_RECORDS FOR THE TASK_
···

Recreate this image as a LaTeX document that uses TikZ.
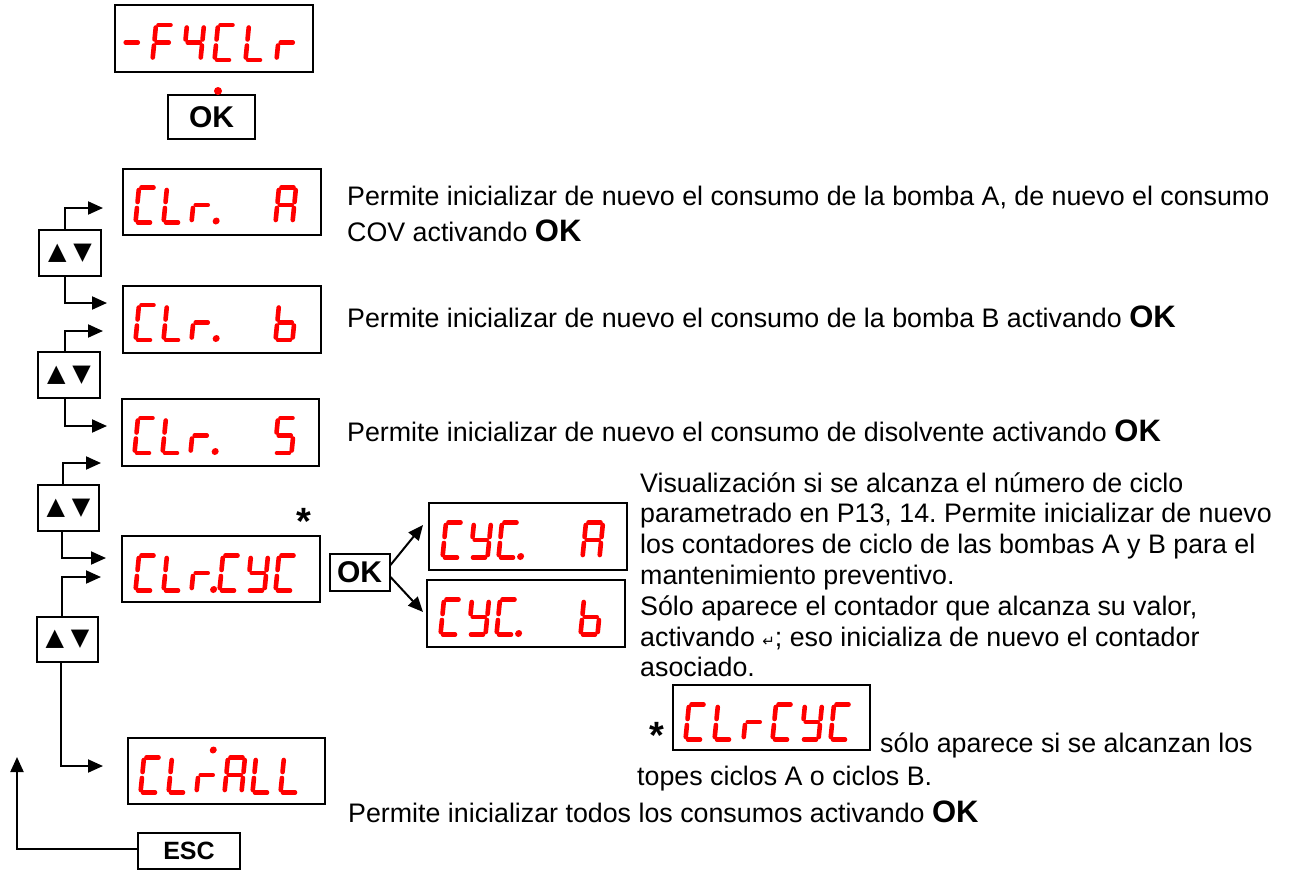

···

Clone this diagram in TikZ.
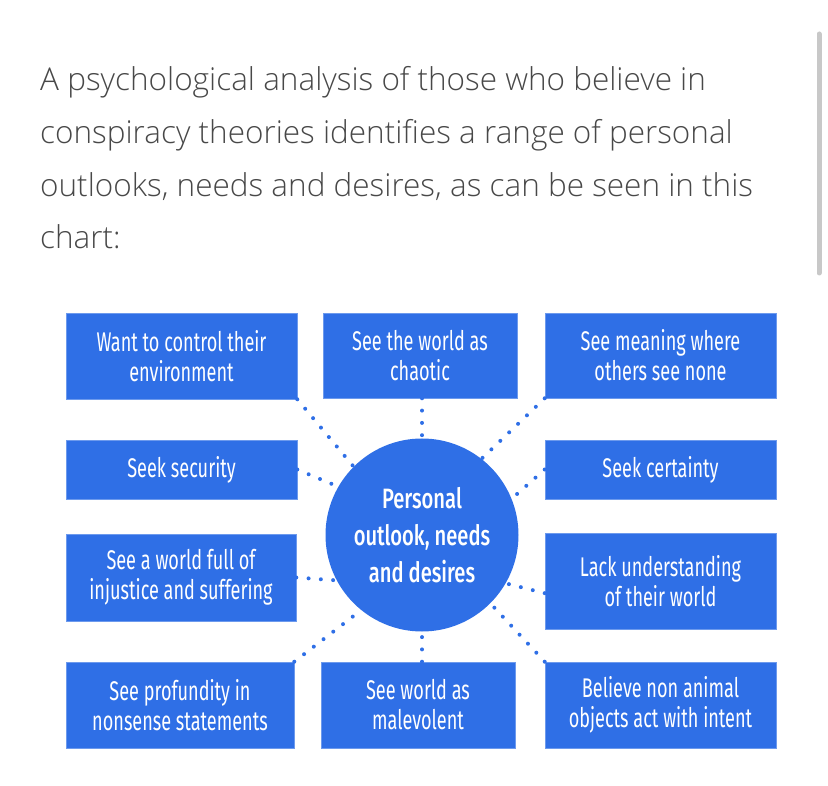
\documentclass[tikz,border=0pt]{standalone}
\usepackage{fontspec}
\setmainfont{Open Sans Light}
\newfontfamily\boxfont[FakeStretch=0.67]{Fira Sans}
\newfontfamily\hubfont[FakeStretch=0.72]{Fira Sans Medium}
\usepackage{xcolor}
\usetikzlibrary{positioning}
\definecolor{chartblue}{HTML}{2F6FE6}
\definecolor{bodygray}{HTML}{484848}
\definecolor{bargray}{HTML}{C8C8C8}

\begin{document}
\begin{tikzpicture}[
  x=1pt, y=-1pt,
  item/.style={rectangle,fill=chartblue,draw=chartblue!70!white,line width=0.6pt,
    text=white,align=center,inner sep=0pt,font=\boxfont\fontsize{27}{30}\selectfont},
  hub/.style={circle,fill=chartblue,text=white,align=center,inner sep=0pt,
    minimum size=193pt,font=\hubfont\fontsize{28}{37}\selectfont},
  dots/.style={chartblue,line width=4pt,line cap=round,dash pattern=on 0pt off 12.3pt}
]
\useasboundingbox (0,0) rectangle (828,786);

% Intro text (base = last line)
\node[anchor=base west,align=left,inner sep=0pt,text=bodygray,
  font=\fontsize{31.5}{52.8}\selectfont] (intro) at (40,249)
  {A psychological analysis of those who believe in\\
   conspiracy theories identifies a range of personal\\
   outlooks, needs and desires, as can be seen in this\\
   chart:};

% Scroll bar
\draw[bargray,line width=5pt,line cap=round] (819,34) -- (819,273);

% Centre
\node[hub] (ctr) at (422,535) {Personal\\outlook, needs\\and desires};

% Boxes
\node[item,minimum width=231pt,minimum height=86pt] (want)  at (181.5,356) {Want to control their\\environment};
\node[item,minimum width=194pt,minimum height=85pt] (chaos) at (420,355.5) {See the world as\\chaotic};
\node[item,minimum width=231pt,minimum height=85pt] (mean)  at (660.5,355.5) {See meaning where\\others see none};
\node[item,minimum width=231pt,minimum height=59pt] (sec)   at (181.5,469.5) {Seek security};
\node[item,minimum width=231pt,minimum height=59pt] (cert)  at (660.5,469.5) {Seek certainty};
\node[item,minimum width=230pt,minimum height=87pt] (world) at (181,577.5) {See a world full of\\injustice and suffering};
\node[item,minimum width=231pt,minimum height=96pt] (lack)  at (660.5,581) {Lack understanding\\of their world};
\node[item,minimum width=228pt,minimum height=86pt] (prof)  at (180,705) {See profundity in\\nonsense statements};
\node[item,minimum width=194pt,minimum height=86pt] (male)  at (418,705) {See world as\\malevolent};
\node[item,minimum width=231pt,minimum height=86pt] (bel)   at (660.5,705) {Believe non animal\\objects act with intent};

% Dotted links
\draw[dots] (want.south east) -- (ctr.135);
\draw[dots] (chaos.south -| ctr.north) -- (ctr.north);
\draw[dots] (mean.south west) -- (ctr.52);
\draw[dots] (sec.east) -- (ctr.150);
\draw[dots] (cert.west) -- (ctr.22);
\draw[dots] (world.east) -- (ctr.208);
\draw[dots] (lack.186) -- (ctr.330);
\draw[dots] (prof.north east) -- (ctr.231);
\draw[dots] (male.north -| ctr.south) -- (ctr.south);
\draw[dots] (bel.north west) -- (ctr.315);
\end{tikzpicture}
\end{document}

···

_OBJECTIVE_
Nothing but the lines from the one with "Clone this diagram in TikZ." through the one with "(ctr) at (422,535)" should be copied, word for word. Pictures are left out.

_ANSWER TO THE EXERCISE_
Clone this diagram in TikZ.
\documentclass[tikz,border=0pt]{standalone}
\usepackage{fontspec}
\setmainfont{Open Sans Light}
\newfontfamily\boxfont[FakeStretch=0.67]{Fira Sans}
\newfontfamily\hubfont[FakeStretch=0.72]{Fira Sans Medium}
\usepackage{xcolor}
\usetikzlibrary{positioning}
\definecolor{chartblue}{HTML}{2F6FE6}
\definecolor{bodygray}{HTML}{484848}
\definecolor{bargray}{HTML}{C8C8C8}

\begin{document}
\begin{tikzpicture}[
  x=1pt, y=-1pt,
  item/.style={rectangle,fill=chartblue,draw=chartblue!70!white,line width=0.6pt,
    text=white,align=center,inner sep=0pt,font=\boxfont\fontsize{27}{30}\selectfont},
  hub/.style={circle,fill=chartblue,text=white,align=center,inner sep=0pt,
    minimum size=193pt,font=\hubfont\fontsize{28}{37}\selectfont},
  dots/.style={chartblue,line width=4pt,line cap=round,dash pattern=on 0pt off 12.3pt}
]
\useasboundingbox (0,0) rectangle (828,786);

% Intro text (base = last line)
\node[anchor=base west,align=left,inner sep=0pt,text=bodygray,
  font=\fontsize{31.5}{52.8}\selectfont] (intro) at (40,249)
  {A psychological analysis of those who believe in\\
   conspiracy theories identifies a range of personal\\
   outlooks, needs and desires, as can be seen in this\\
   chart:};

% Scroll bar
\draw[bargray,line width=5pt,line cap=round] (819,34) -- (819,273);

% Centre
\node[hub] (ctr) at (422,535) {Personal\\outlook, needs\\and desires};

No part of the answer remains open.